Wednesday, December 2, 2009

Sailing with Captain Varney

 

 

As of two days ago, I’ve reached page 120 of my second novel, which is tentatively titled “Dragons and Angels”.  My hero, Pol Dairre, has learned that sorcerors have imprisoned the Archangel of Light and are draining him for energy with which to fuel the kingdom of Ryze.  Through the device of a gem called sangold, the King learns that Pol has discovered the plan and imprisoned him in the Spyre  --rather like the Tower of London.  Pol has escaped, has visited his wife Vyessa and is now going abroad.  He seeks the dragon Akloganzurrat who, the angel has told him, holds the key to the angel’s freedom. Having taken some money saved by his wife, Pol meets Captain Varney, who offers to take him on board the good ship Fortitude to hunt a sea monster called the harrowfish, or simply Harrow.

 

Well and good.  All of that sounds really meaty.  And I’ve written the hell out of those first 120 pages.  The thing is, I know nothing about sailing vessels of the 16th and 17th century, the general time frame in which my novel is set.  Very often, I can parley what is effectively a scant handful of facts into a believable tale, but that is simply not going to fly here.  People are going to insist that I know the difference between a scupper and a mizzenmast  --and why a square-rigger is called that, and what a spanker is, and what the crew on such a ship consists of and oh just name your poison.
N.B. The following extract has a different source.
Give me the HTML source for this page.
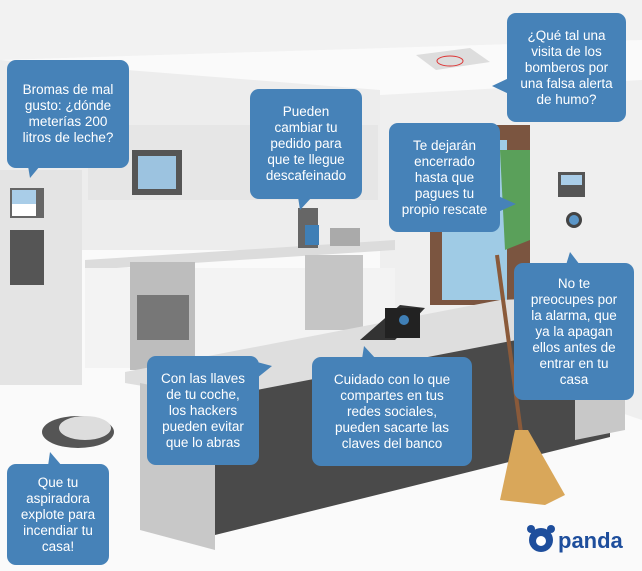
<!DOCTYPE html>
<html><head><meta charset="utf-8"><style>
body{margin:0;width:642px;height:571px;overflow:hidden;background:#fff;font-family:"Liberation Sans",sans-serif}
.b{position:absolute;background:#4682b8;color:#fff;border-radius:9px;font-size:13.5px;line-height:16px;text-align:center;display:flex;align-items:center;justify-content:center;box-sizing:border-box;padding:0;white-space:nowrap}
svg{position:absolute;left:0;top:0}
</style></head><body>
<svg width="642" height="571">
<rect width="642" height="571" fill="#fafafa"/>
<polygon points="0,0 642,0 642,40 0,60" fill="#f2f2f2"/>
<polygon points="0,60 380,90 380,250 0,250" fill="#ededed"/>
<polygon points="380,95 642,80 642,420 380,330" fill="#efefef"/>
<rect x="88" y="125" width="290" height="75" fill="#e6e6e6"/>
<rect x="132" y="150" width="50" height="45" fill="#555"/><rect x="138" y="156" width="38" height="33" fill="#9cc3e0"/>
<polygon points="85,260 395,240 395,250 85,270" fill="#dcdcdc"/>
<rect x="85" y="268" width="310" height="100" fill="#f3f3f3"/>
<rect x="130" y="262" width="65" height="108" fill="#bdbdbd"/><rect x="137" y="295" width="52" height="45" fill="#777"/>
<rect x="305" y="255" width="58" height="75" fill="#c5c5c5"/>
<rect x="0" y="170" width="82" height="215" fill="#e4e4e4"/>
<rect x="10" y="188" width="34" height="30" fill="#666"/><rect x="12" y="190" width="24" height="14" fill="#a9cde8"/><rect x="12" y="204" width="24" height="12" fill="#fff"/>
<rect x="10" y="230" width="34" height="55" fill="#555"/>
<rect x="430" y="125" width="100" height="180" fill="#7b5540"/><rect x="442" y="140" width="65" height="160" fill="#9fcbe5"/><polygon points="500,150 530,150 530,240 505,250" fill="#5aa05a"/>
<rect x="558" y="172" width="27" height="25" fill="#555"/><rect x="561" y="175" width="21" height="10" fill="#a9cde8"/>
<circle cx="574" cy="220" r="8" fill="#444"/><circle cx="574" cy="220" r="5" fill="#5b96c8"/>
<polygon points="416,55 470,48 490,62 436,70" fill="#ddd"/><ellipse cx="450" cy="61" rx="13" ry="5" fill="none" stroke="#d33"/>
<polygon points="125,372 500,300 625,295 625,320 215,398 125,383" fill="#dedede"/>
<polygon points="215,398 610,322 610,437 215,535" fill="#4a4a4a"/>
<polygon points="575,330 625,320 625,430 575,440" fill="#c8c8c8"/>
<polygon points="140,383 215,398 215,550 140,530" fill="#c8c8c8"/>
<polygon points="360,340 400,305 425,308 395,340" fill="#333"/><rect x="385" y="308" width="35" height="30" fill="#222"/><circle cx="404" cy="320" r="5" fill="#3f7fb6"/>
<line x1="497" y1="255" x2="522" y2="440" stroke="#8a5a3a" stroke-width="4"/>
<polygon points="515,430 528,430 565,495 545,505 500,500" fill="#d9a75a"/>
<ellipse cx="78" cy="432" rx="36" ry="16" fill="#555"/><ellipse cx="85" cy="428" rx="26" ry="12" fill="#ddd"/>
<path d="M298,208 h20 v40 h-20z" fill="#666"/><path d="M305,225 h14 v20 h-14z" fill="#3f7fb6"/><rect x="330" y="228" width="30" height="18" fill="#aaa"/>
<circle cx="541" cy="540" r="12" fill="#1e4e9c"/><circle cx="541" cy="541" r="5" fill="#fff"/><circle cx="531" cy="529" r="4" fill="#1e4e9c"/><circle cx="551" cy="529" r="4" fill="#1e4e9c"/>
<text x="558" y="548" font-family="Liberation Sans" font-weight="bold" font-size="22" fill="#1e4e9c">panda</text>
<g fill="#4682b8">
<polygon points="28,166 40,166 30,178"/>
<polygon points="298,197 312,197 300,210"/>
<polygon points="509,78 509,94 492,86"/>
<polygon points="498,196 498,212 516,204"/>
<polygon points="566,265 580,265 570,252"/>
<polygon points="257,362 257,378 272,366"/>
<polygon points="362,359 376,359 364,346"/>
<polygon points="48,466 62,466 50,452"/>
</g>
</svg>
<div class="b" style="left:7px;top:60px;width:122px;height:108px">Bromas de mal<br>gusto: ¿dónde<br>meterías 200<br>litros de leche?</div>
<div class="b" style="left:250px;top:89px;width:112px;height:110px">Pueden<br>cambiar tu<br>pedido para<br>que te llegue<br>descafeinado</div>
<div class="b" style="left:507px;top:13px;width:119px;height:109px">¿Qué tal una<br>visita de los<br>bomberos por<br>una falsa alerta<br>de humo?</div>
<div class="b" style="left:389px;top:123px;width:111px;height:109px">Te dejarán<br>encerrado<br>hasta que<br>pagues tu<br>propio rescate</div>
<div class="b" style="left:514px;top:263px;width:120px;height:137px">No te<br>preocupes por<br>la alarma, que<br>ya la apagan<br>ellos antes de<br>entrar en tu<br>casa</div>
<div class="b" style="left:147px;top:356px;width:112px;height:109px">Con las llaves<br>de tu coche,<br>los hackers<br>pueden evitar<br>que lo abras</div>
<div class="b" style="left:312px;top:357px;width:160px;height:109px">Cuidado con lo que<br>compartes en tus<br>redes sociales,<br>pueden sacarte las<br>claves del banco</div>
<div class="b" style="left:7px;top:464px;width:102px;height:101px">Que tu<br>aspiradora<br>explote para<br>incendiar tu<br>casa!</div>
</body></html>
The fact is, I’ve been dreading this for some time.  I hate being stalled to do research when what I want to be doing is writing, writing, writing.  You know, talking about sea monsters and terrifying storms is much more entertaining than learning what a focsle is.

 

But oh, it will all be worthwhile once Captain Varney jumps into the sea with a knife clenched between his teeth for a climactic confrontation with Harrow. Call Borders and put your orders in today, kids, because –once the bleeding research is done—this is going to be lightning in four hundred pages.

 

Neil who?

 

 

 

1 comment:

ScaughtFive said...

Oh but do you know what a fo'c'sle is? That where the hot bunking goes on on the big ones like the Rusty Penny and the Shitty Kitty!